◆ Stated goal:
Your task is to transcribe, without alteration, the lines from the top of the material below through the line bearing "plt.rcParams['font.family'] = ['Liberation", inclusive.
>> Begin Recorded data
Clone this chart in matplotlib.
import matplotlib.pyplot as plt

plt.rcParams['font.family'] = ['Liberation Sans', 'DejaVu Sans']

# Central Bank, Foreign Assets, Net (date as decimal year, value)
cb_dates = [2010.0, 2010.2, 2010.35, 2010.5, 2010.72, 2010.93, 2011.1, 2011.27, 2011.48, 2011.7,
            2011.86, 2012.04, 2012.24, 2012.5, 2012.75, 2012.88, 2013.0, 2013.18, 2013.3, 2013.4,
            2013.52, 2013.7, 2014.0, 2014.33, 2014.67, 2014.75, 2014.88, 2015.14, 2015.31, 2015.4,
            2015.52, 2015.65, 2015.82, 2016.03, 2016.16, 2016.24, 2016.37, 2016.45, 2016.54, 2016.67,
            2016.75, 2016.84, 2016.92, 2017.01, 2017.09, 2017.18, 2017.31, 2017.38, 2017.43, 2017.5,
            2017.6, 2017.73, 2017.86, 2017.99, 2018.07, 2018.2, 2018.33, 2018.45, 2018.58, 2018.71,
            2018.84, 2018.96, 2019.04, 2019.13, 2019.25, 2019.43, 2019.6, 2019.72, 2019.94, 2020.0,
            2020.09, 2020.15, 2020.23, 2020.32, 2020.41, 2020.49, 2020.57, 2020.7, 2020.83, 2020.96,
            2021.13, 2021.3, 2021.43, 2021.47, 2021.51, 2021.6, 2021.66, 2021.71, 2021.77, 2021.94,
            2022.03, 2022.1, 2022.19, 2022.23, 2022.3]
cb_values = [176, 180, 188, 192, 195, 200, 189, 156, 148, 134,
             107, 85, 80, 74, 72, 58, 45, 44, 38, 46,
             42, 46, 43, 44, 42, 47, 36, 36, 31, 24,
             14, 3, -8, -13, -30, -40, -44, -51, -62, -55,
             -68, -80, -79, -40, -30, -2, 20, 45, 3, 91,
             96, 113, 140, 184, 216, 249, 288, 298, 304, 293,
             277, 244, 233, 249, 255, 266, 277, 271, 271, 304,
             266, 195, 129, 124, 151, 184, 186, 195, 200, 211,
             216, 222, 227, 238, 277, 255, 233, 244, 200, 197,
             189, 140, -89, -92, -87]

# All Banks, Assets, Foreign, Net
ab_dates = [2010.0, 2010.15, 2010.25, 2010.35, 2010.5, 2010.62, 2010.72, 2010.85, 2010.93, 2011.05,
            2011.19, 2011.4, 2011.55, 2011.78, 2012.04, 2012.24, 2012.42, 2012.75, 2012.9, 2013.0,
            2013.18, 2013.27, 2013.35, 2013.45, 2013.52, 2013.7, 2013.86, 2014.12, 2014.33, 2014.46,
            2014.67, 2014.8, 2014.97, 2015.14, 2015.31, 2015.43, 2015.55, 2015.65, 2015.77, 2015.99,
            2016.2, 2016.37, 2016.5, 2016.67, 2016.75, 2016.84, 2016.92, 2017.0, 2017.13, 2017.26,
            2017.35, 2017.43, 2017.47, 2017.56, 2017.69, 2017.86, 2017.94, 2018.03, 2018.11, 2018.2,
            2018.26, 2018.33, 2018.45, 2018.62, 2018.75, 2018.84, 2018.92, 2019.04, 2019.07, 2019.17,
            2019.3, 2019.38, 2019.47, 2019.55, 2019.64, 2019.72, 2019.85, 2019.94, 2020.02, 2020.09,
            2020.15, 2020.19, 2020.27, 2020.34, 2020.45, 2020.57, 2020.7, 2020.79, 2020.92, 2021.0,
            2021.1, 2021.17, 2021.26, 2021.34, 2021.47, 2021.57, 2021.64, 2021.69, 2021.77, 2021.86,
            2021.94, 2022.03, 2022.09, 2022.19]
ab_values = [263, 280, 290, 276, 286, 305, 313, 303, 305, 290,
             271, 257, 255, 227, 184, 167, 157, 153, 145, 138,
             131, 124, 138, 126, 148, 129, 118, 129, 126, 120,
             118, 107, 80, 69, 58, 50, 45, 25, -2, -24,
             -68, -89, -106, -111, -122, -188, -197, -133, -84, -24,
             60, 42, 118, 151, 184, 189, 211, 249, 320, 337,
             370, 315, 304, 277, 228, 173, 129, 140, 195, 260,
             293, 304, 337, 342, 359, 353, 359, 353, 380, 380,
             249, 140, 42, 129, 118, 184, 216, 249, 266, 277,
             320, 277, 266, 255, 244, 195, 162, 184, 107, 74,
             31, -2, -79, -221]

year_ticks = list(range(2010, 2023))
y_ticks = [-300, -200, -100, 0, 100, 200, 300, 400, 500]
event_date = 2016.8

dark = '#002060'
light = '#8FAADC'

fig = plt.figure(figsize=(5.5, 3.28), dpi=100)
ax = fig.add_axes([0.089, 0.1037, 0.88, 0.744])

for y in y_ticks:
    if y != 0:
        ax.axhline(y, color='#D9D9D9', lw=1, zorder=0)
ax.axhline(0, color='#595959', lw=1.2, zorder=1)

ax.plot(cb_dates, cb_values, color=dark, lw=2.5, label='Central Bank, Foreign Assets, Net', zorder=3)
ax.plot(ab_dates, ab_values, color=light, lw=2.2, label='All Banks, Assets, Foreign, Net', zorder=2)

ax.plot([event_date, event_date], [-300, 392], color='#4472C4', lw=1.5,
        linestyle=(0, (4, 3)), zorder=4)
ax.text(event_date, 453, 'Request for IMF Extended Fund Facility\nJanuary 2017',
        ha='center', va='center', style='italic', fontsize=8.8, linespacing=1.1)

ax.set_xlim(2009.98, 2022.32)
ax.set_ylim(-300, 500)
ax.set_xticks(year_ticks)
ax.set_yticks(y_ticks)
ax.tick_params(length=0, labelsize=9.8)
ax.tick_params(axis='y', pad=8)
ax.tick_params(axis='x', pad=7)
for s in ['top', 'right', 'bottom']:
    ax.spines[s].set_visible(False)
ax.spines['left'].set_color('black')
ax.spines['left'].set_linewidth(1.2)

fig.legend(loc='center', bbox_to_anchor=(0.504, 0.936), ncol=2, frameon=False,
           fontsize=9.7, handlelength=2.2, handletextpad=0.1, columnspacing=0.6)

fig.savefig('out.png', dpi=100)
>> End Recorded data
◆ Worked answer:
Clone this chart in matplotlib.
import matplotlib.pyplot as plt

plt.rcParams['font.family'] = ['Liberation Sans', 'DejaVu Sans']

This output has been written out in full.